At a federal level, we already support electric vehicles in a number of ways. The government provides a discount on the luxury car tax threshold for low emission vehicles; companies can earn carbon credit units under the Emissions Reduction Fund to transition their fleets to electric vehicles; the Clean Energy Finance Corporation is funding a number of programs that enable the purchase of electric vehicles and the Australian Renewable Energy Agency has provided financial support for research by ClimateWorks which has partnered with the Electric Vehicle Council, the national body representing the industry in Australia.
At a state level, governments have responsibility for vehicle registration, stamp duty, government purchasing and are undertaking new charging infrastructure roll-outs. All important areas for reducing the costs for electric vehicle customers and thereby incentivising their uptake.

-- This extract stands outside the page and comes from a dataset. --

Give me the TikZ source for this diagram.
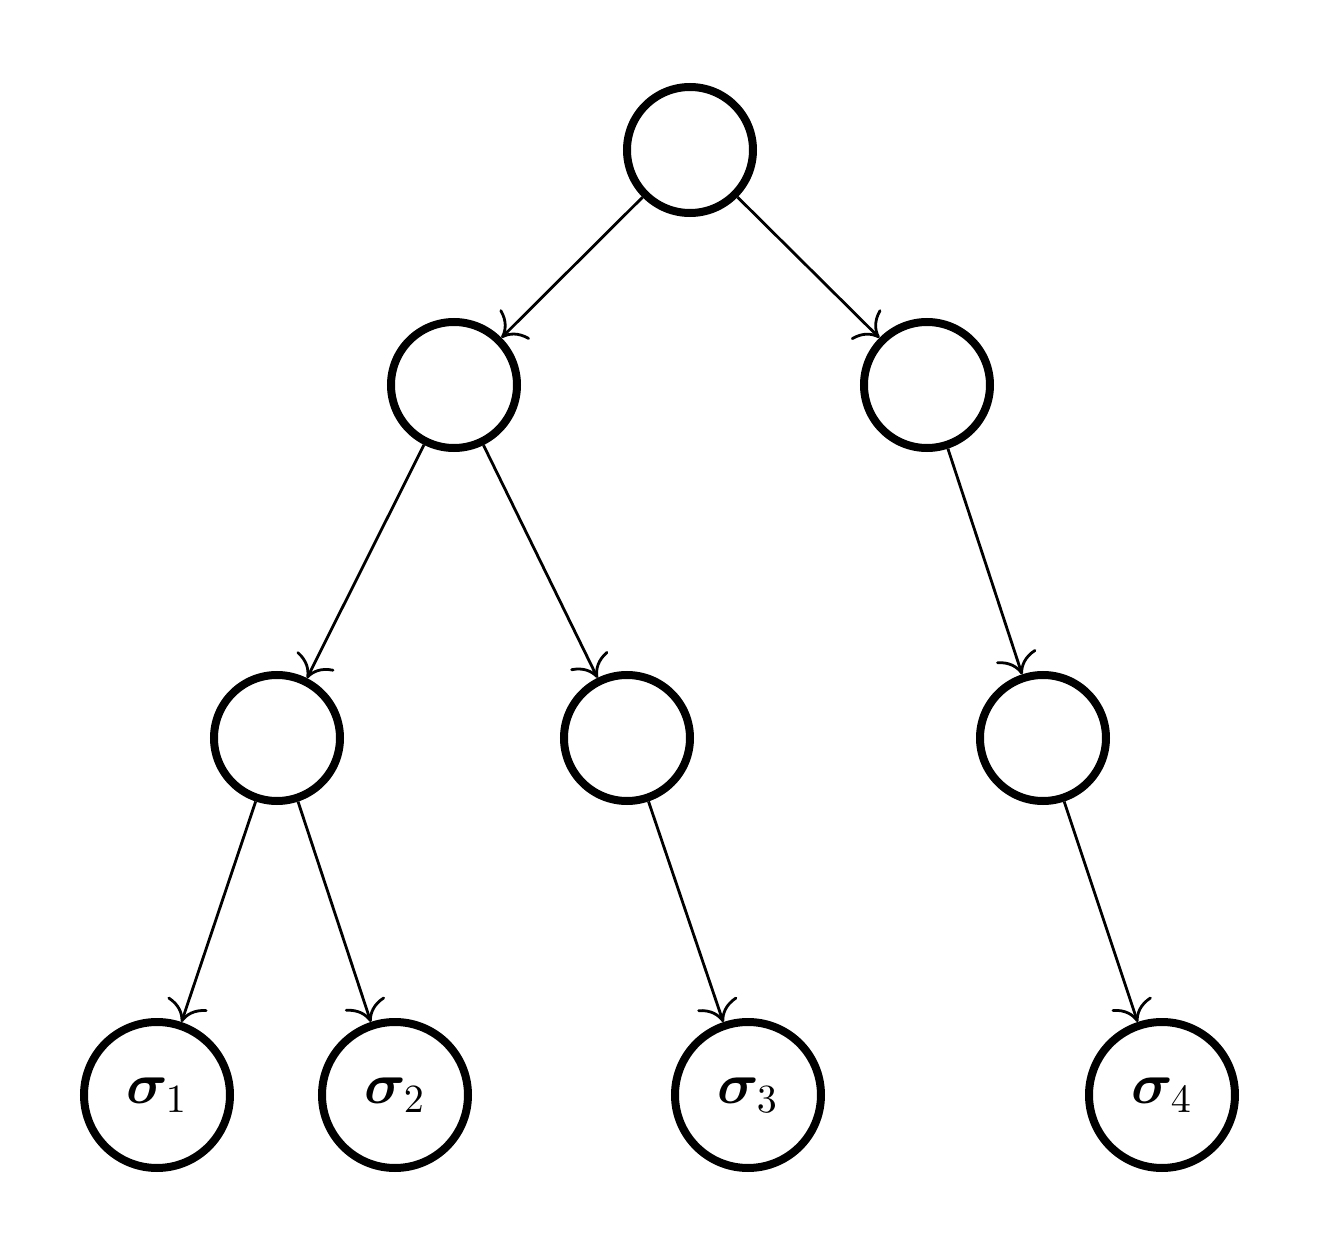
\documentclass[tikz,border=0pt]{standalone}
\usepackage{amsmath,bm}
\usetikzlibrary{arrows.meta}
\begin{document}
\begin{tikzpicture}[x=0.25pt,y=-0.25pt,
  nd/.style={circle,draw,line width=2pt,minimum size=31.5pt,inner sep=0pt},
  lf/.style={circle,draw,line width=2pt,minimum size=36.5pt,inner sep=0pt,font=\Large},
  ar/.style={-{To[scale=1.6]},line width=0.7pt}]
\useasboundingbox (0,0) rectangle (1321,1253);
\node[nd] (r) at (690,150) {};
\node[nd] (a) at (454,385) {};
\node[nd] (b) at (927,385) {};
\node[nd] (c) at (277,738) {};
\node[nd] (d) at (627,738) {};
\node[nd] (e) at (1043,738) {};
\node[lf] (l1) at (157,1095) {$\bm{\sigma}_1$};
\node[lf] (l2) at (395,1095) {$\bm{\sigma}_2$};
\node[lf] (l3) at (748,1095) {$\bm{\sigma}_3$};
\node[lf] (l4) at (1162,1095) {$\bm{\sigma}_4$};
\draw[ar] (r) -- (a);
\draw[ar] (r) -- (b);
\draw[ar] (a) -- (c);
\draw[ar] (a) -- (d);
\draw[ar] (b) -- (e);
\draw[ar] (c) -- (l1);
\draw[ar] (c) -- (l2);
\draw[ar] (d) -- (l3);
\draw[ar] (e) -- (l4);
\end{tikzpicture}
\end{document}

Better coordination of existing and future activities around research and development, charging infrastructure planning, vehicle fleet targets and financial incentives, will bode well for the industry in the exciting decade ahead.
A global revolution in electric vehicles is under way and with the right preparation, planning and policies, Australian consumers are set to be the big beneficiaries.
Josh Frydenberg is the Minister for the Environment and Energy.